SN seems to demonstrate that a tip-driven economy can be supported
From these observations, your conclusion falls apart. People backward-induct that there's more (or at least cost-covering) rewards coming back to a user, making posting and zapping in advance worth it.
Take that away (as the ever-shrinking rewards pool shows), and the dreamy, flying, V4V platform that is SN will have a date with gravity
Have you been watching the rewards pool lately? Downzapping fever will save us.
This guy's business is based on ripping people off, how long can that last?
To be honest, maybe there's slightly more demand for throwing away sats in hatred than there is for donations/voluntary support.
I haven’t given this much thought yet, but that might be so. How much does legacy media get paid to squash stories?
I'm not aware neither of legacy media squashing stories (Hunter Biden laptop?!) nor nefarious payments to do so
I’m not sure how many payments are explicit.

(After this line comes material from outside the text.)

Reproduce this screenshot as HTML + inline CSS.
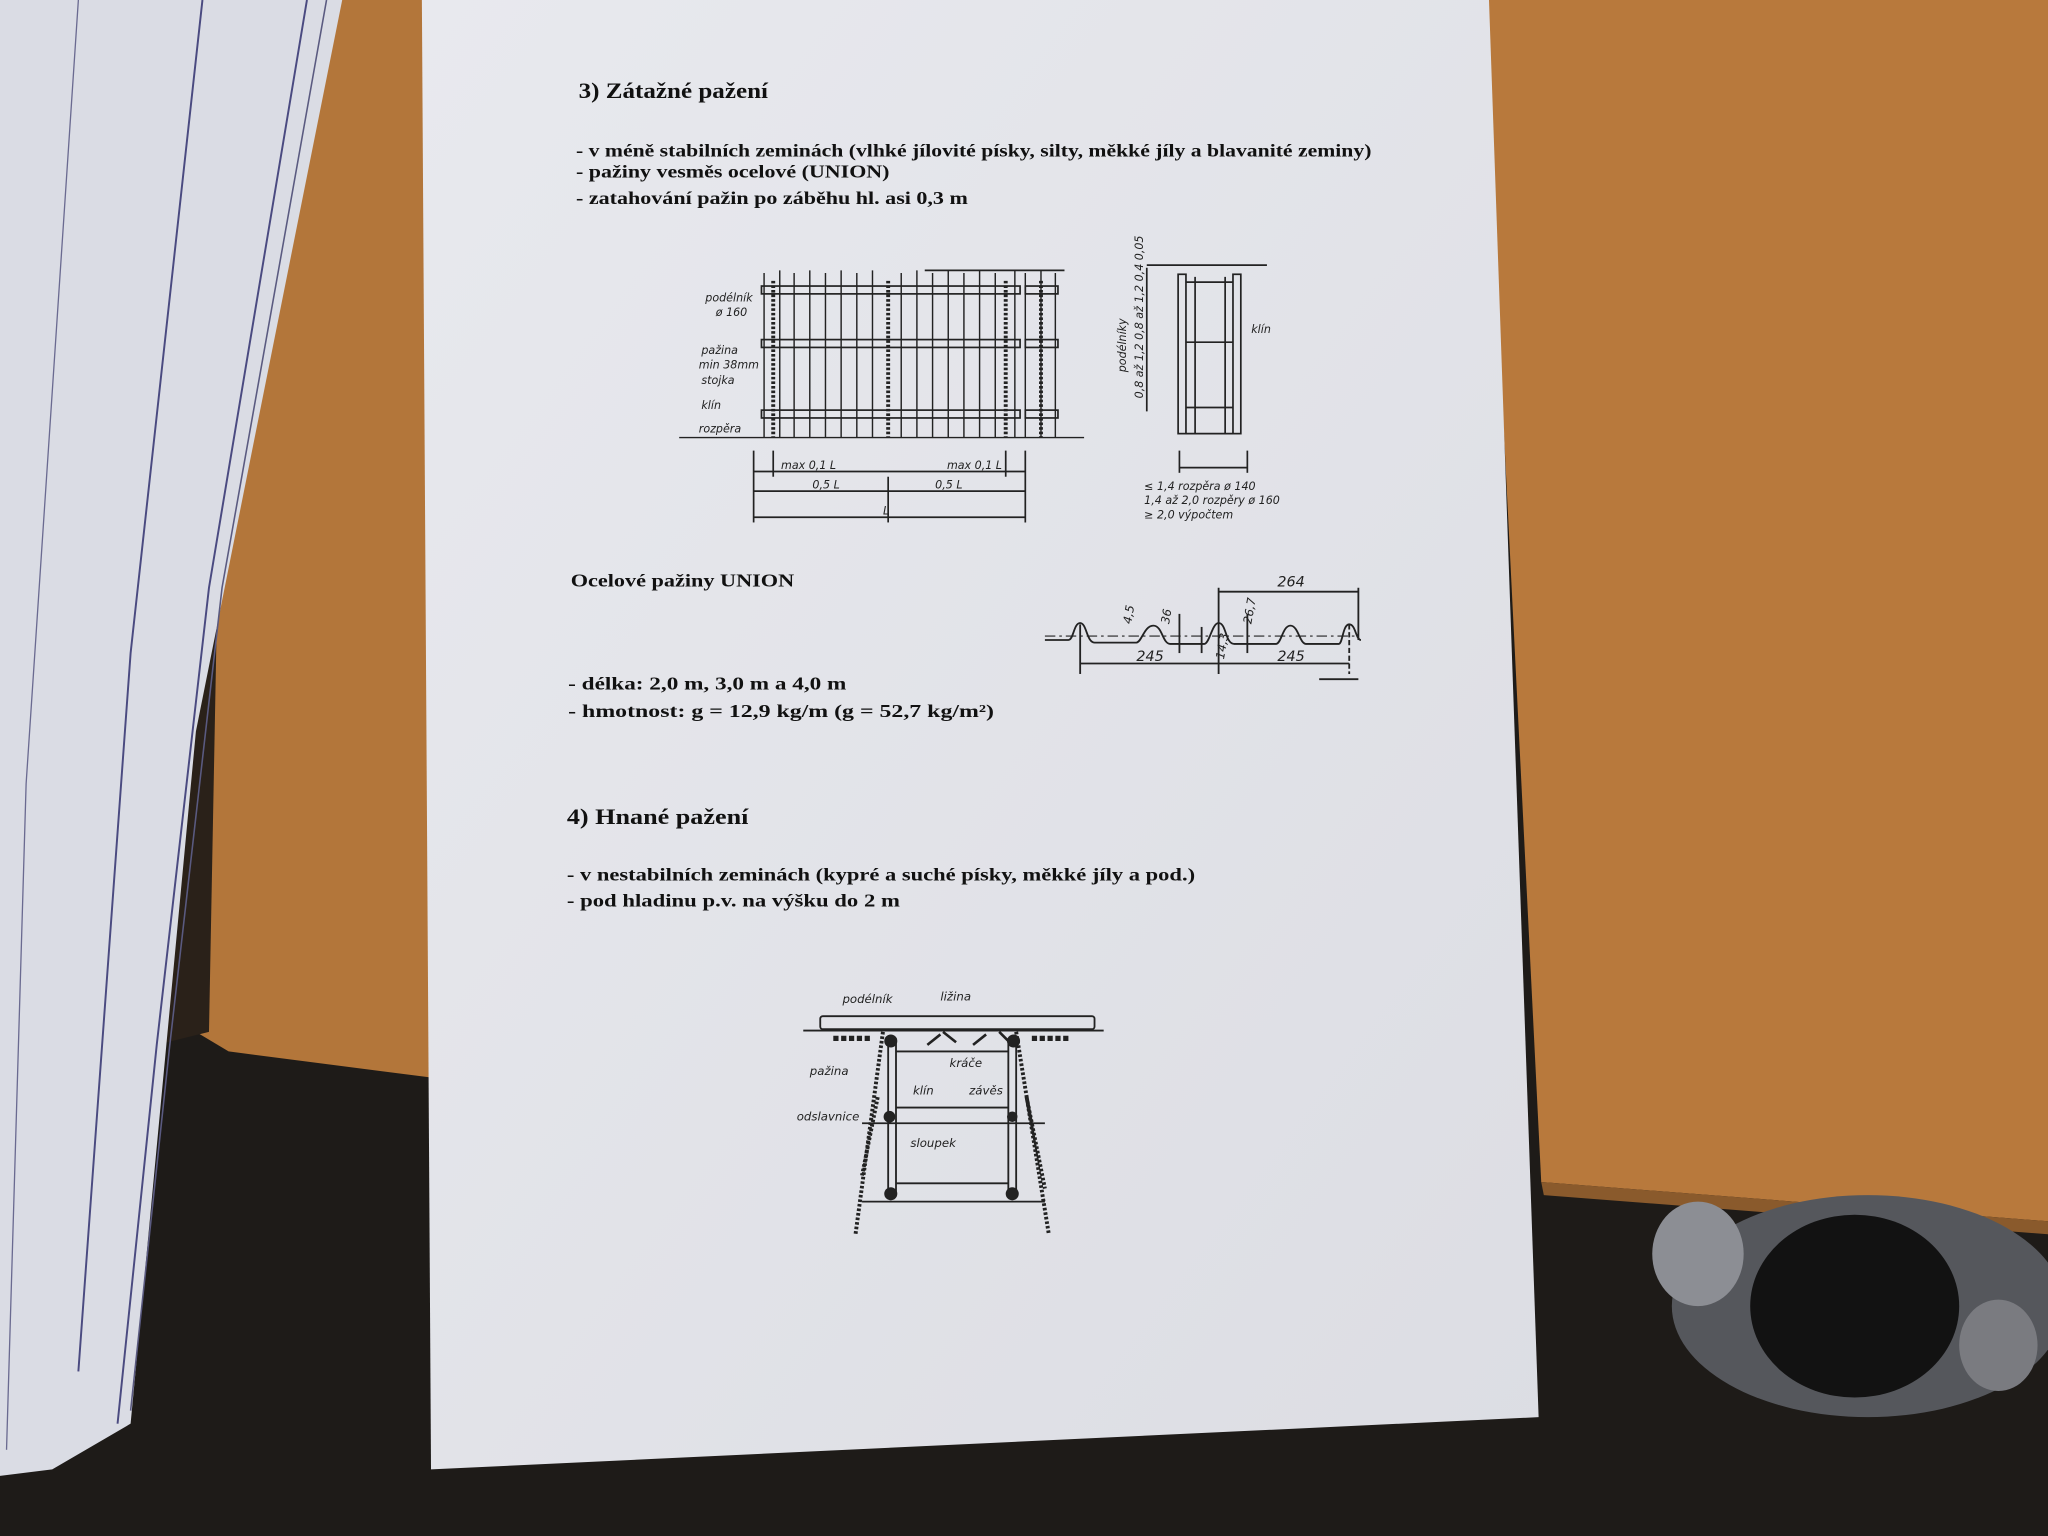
<!DOCTYPE html>
<html><head><meta charset="utf-8"><style>html,body{margin:0;padding:0;background:#1e1b18;overflow:hidden}svg{display:block}</style></head><body>
<svg width="2048" height="1536" viewBox="0 0 1568 1176" preserveAspectRatio="none" xmlns="http://www.w3.org/2000/svg">
<defs>
<linearGradient id="pg" x1="0" y1="0" x2="1" y2="1"><stop offset="0" stop-color="#e8e9ee"/><stop offset="1" stop-color="#dcdde3"/></linearGradient>
</defs>
<rect width="1568" height="1176" fill="#1e1b18"/>
<polygon points="150,0 330,0 330,825 175,805 150,790" fill="#b3763a"/>
<polygon points="120,0 175,0 160,790 120,800" fill="#2a2119"/>
<polygon points="1135,0 1568,0 1568,935 1180,905" fill="#b8793c"/>
<polygon points="1180,905 1568,935 1568,945 1182,915" fill="#8a5a2c"/>
<ellipse cx="1430" cy="1000" rx="150" ry="85" fill="#55575c"/>
<ellipse cx="1300" cy="960" rx="35" ry="40" fill="#8c8e94"/>
<ellipse cx="1420" cy="1000" rx="80" ry="70" fill="#121212"/>
<ellipse cx="1530" cy="1030" rx="30" ry="35" fill="#7a7b80"/>
<polygon points="0,0 262,0 150,560 100,1090 40,1125 0,1130" fill="#dadce4"/>
<polyline points="155,0 100,500 60,1050" stroke="#4a4a80" stroke-width="1.5" fill="none"/>
<polyline points="235,0 160,450 120,800 90,1090" stroke="#4a4a80" stroke-width="1.5" fill="none"/>
<polyline points="250,0 170,450 130,800 100,1080" stroke="#5a5a80" stroke-width="1.2" fill="none"/>
<polyline points="60,0 20,600 5,1110" stroke="#6a6a90" stroke-width="1" fill="none"/>
<polygon points="323,0 1140,0 1178,1085 330,1125" fill="url(#pg)"/>
<g font-family="Liberation Serif, serif" font-weight="bold" fill="#111">
<text x="443" y="75" font-size="17" textLength="145" lengthAdjust="spacingAndGlyphs">3) Zátažné pažení</text>
<text x="441" y="120" font-size="14" textLength="609" lengthAdjust="spacingAndGlyphs">- v méně stabilních zeminách (vlhké jílovité písky, silty, měkké jíly a blavanité zeminy)</text>
<text x="441" y="136" font-size="14" textLength="240" lengthAdjust="spacingAndGlyphs">- pažiny vesměs ocelové (UNION)</text>
<text x="441" y="156" font-size="14" textLength="300" lengthAdjust="spacingAndGlyphs">- zatahování pažin po záběhu hl. asi 0,3 m</text>
<text x="437" y="449" font-size="14" textLength="171" lengthAdjust="spacingAndGlyphs">Ocelové pažiny UNION</text>
<text x="435" y="528" font-size="14" textLength="213" lengthAdjust="spacingAndGlyphs">- délka:  2,0 m, 3,0 m a 4,0 m</text>
<text x="435" y="549" font-size="14" textLength="326" lengthAdjust="spacingAndGlyphs">- hmotnost: g = 12,9 kg/m     (g = 52,7 kg/m²)</text>
<text x="434" y="631" font-size="17" textLength="139" lengthAdjust="spacingAndGlyphs">4) Hnané pažení</text>
<text x="434" y="674" font-size="14" textLength="481" lengthAdjust="spacingAndGlyphs">- v nestabilních zeminách (kypré a suché písky, měkké jíly a pod.)</text>
<text x="434" y="694" font-size="14" textLength="255" lengthAdjust="spacingAndGlyphs">- pod hladinu p.v. na výšku do 2 m</text>
</g>
<g stroke="#222" fill="none" stroke-width="1.3">
<line x1="708" y1="207" x2="815" y2="207"/>
<g stroke-width="1.1">
<path d="M585 335 V209 M597 335 V207 M608 335 V209 M620 335 V207 M632 335 V209 M644 335 V207 M656 335 V209 M668 335 V207 M690 335 V209 M702 335 V207 M714 335 V209 M726 335 V207 M738 335 V209 M750 335 V207 M762 335 V209 M777 335 V207 M785 335 V209 M797 335 V207 M808 335 V209"/>
</g>
<rect x="583" y="219" width="198" height="6"/><rect x="785" y="219" width="25" height="6"/>
<rect x="583" y="260" width="198" height="6"/><rect x="785" y="260" width="25" height="6"/>
<rect x="583" y="314" width="198" height="6"/><rect x="785" y="314" width="25" height="6"/>
<g stroke-width="3" stroke-dasharray="2,1.5"><line x1="592" y1="215" x2="592" y2="335"/><line x1="680" y1="215" x2="680" y2="335"/><line x1="770" y1="215" x2="770" y2="335"/><line x1="797" y1="215" x2="797" y2="335"/></g>
<line x1="520" y1="335" x2="830" y2="335" stroke-width="1"/>
<line x1="577" y1="345" x2="577" y2="400"/><line x1="785" y1="345" x2="785" y2="400"/>
<line x1="592" y1="345" x2="592" y2="365"/><line x1="770" y1="345" x2="770" y2="365"/><line x1="680" y1="365" x2="680" y2="400"/>
<line x1="577" y1="361" x2="785" y2="361"/><line x1="577" y1="376" x2="785" y2="376"/><line x1="577" y1="396" x2="785" y2="396"/>
</g>
<g font-family="DejaVu Sans, sans-serif" font-style="italic" font-size="8.5" fill="#222">
<text x="540" y="231">podélník</text><text x="548" y="242">ø 160</text>
<text x="537" y="271">pažina</text><text x="535" y="282">min 38mm</text><text x="537" y="294">stojka</text>
<text x="537" y="313">klín</text><text x="535" y="331">rozpěra</text>
<text x="598" y="359">max 0,1 L</text><text x="725" y="359">max 0,1 L</text>
<text x="622" y="374">0,5 L</text><text x="716" y="374">0,5 L</text><text x="676" y="394">L</text>
</g>
<g stroke="#222" fill="none" stroke-width="1.3">
<line x1="878" y1="203" x2="970" y2="203"/>
<rect x="902" y="210" width="6" height="122"/><rect x="944" y="210" width="6" height="122"/>
<line x1="908" y1="216" x2="944" y2="216"/><line x1="908" y1="262" x2="944" y2="262"/><line x1="908" y1="312" x2="944" y2="312"/><line x1="908" y1="332" x2="944" y2="332"/>
<line x1="915" y1="212" x2="915" y2="332"/><line x1="938" y1="212" x2="938" y2="332"/>
<line x1="878" y1="205" x2="878" y2="315"/>
<line x1="903" y1="345" x2="903" y2="362"/><line x1="955" y1="345" x2="955" y2="362"/><line x1="903" y1="358" x2="955" y2="358"/>
</g>
<g font-family="DejaVu Sans, sans-serif" font-style="italic" font-size="8.5" fill="#222">
<text transform="translate(862,285) rotate(-90)">podélníky</text>
<text transform="translate(875,305) rotate(-90)">0,8 až 1,2   0,8 až 1,2   0,4  0,05</text>
<text x="958" y="255">klín</text>
<text x="876" y="375">≤ 1,4 rozpěra ø 140</text><text x="876" y="386">1,4 až 2,0 rozpěry ø 160</text><text x="876" y="397">≥ 2,0 výpočtem</text>
</g>
<g stroke="#222" fill="none" stroke-width="1.4">
<path d="M800 490 H818 C822 490 822 477 827 477 C832 477 832 492 838 492 H870 C874 492 876 479 883 479 C890 479 890 493 896 493 H922 C926 493 928 477 933 477 C939 477 938 493 945 493 H977 C981 493 982 479 988 479 C994 479 995 493 1000 493 H1025 C1028 493 1028 478 1033 478 C1038 478 1038 490 1042 490"/>
<line x1="800" y1="487" x2="1040" y2="487" stroke-dasharray="8,3,2,3" stroke-width="0.9"/>
<line x1="827" y1="478" x2="827" y2="516"/><line x1="933" y1="450" x2="933" y2="516"/><line x1="1033" y1="478" x2="1033" y2="516" stroke-dasharray="4,2"/>
<line x1="1040" y1="450" x2="1040" y2="490"/>
<line x1="933" y1="453" x2="1040" y2="453"/><line x1="827" y1="508" x2="1033" y2="508"/>
<line x1="903" y1="470" x2="903" y2="500"/><line x1="920" y1="480" x2="920" y2="500"/><line x1="955" y1="470" x2="955" y2="500"/>
<line x1="1010" y1="520" x2="1040" y2="520"/>
</g>
<g font-family="DejaVu Sans, sans-serif" font-style="italic" font-size="11" fill="#222">
<text x="978" y="449">264</text><text x="870" y="506">245</text><text x="978" y="506">245</text>
<text transform="translate(866,478) rotate(-80)" font-size="9">4,5</text>
<text transform="translate(895,478) rotate(-80)" font-size="9">36</text>
<text transform="translate(958,478) rotate(-80)" font-size="9">26,7</text>
<text transform="translate(937,505) rotate(-80)" font-size="9">14,3</text>
</g>
<g stroke="#222" fill="none" stroke-width="1.4">
<rect x="628" y="778" width="210" height="10" rx="2"/>
<line x1="615" y1="789" x2="845" y2="789"/>
<path d="M638 795 h30 M790 795 h30" stroke-width="4" stroke-dasharray="4,2"/>
<g stroke-width="3" stroke-dasharray="2,1.5">
<line x1="676" y1="790" x2="655" y2="945"/><line x1="672" y1="840" x2="660" y2="900"/>
<line x1="778" y1="790" x2="803" y2="945"/><line x1="786" y1="840" x2="800" y2="910"/>
</g>
<line x1="680" y1="795" x2="680" y2="915"/><line x1="686" y1="795" x2="686" y2="915"/>
<line x1="772" y1="795" x2="772" y2="915"/><line x1="778" y1="795" x2="778" y2="915"/>
<line x1="686" y1="805" x2="772" y2="805"/><line x1="686" y1="848" x2="772" y2="848"/><line x1="660" y1="860" x2="800" y2="860"/>
<line x1="686" y1="906" x2="772" y2="906"/><line x1="660" y1="920" x2="800" y2="920"/>
<path d="M710 800 l10 -8 M722 790 l10 8 M745 800 l10 -8 M765 790 l8 8" stroke-width="2"/>
</g>
<g fill="#222"><circle cx="682" cy="797" r="5"/><circle cx="776" cy="797" r="5"/><circle cx="681" cy="855" r="4.5"/><circle cx="775" cy="855" r="4"/><circle cx="682" cy="914" r="5"/><circle cx="775" cy="914" r="5"/></g>
<g font-family="DejaVu Sans, sans-serif" font-style="italic" font-size="9" fill="#222">
<text x="645" y="768">podélník</text><text x="720" y="766">ližina</text><text x="727" y="817">kráče</text>
<text x="620" y="823">pažina</text><text x="699" y="838">klín</text><text x="742" y="838">závěs</text>
<text x="610" y="858">odslavnice</text><text x="697" y="878">sloupek</text>
</g>
</svg>
</body></html>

It’s mostly through access and withholding ad spending.
Epstein story was squashed by the royal family, according to the reporter who was about to break it for instance.
Wild
Perhaps Szabo would argue that things like Kickstarter and Patreon have effectively lost to things like Spotify and Netflix because micropayments are annoying.
I'm not sure that SN needs to end up providing creators with a positive flow if sats. It may instead be the case that it needs to provide users with a fun way to use sats (both spending and receiving).
This seems just wrong. Patreon and Kickstarter are a thing. But I notice this was written in 2007.... were those platforms around back then?
The interesting thing about Stacker News is that people are paying to get their content in front of others, but they earn more than that back in tips.
I do think v4v micropayments will probably work best as tips, rather than a gated cost to access content. But SN seems to demonstrate that a tip-driven economy can be supported. Whether it can actually support anyone in terms of making a full-time living is another question.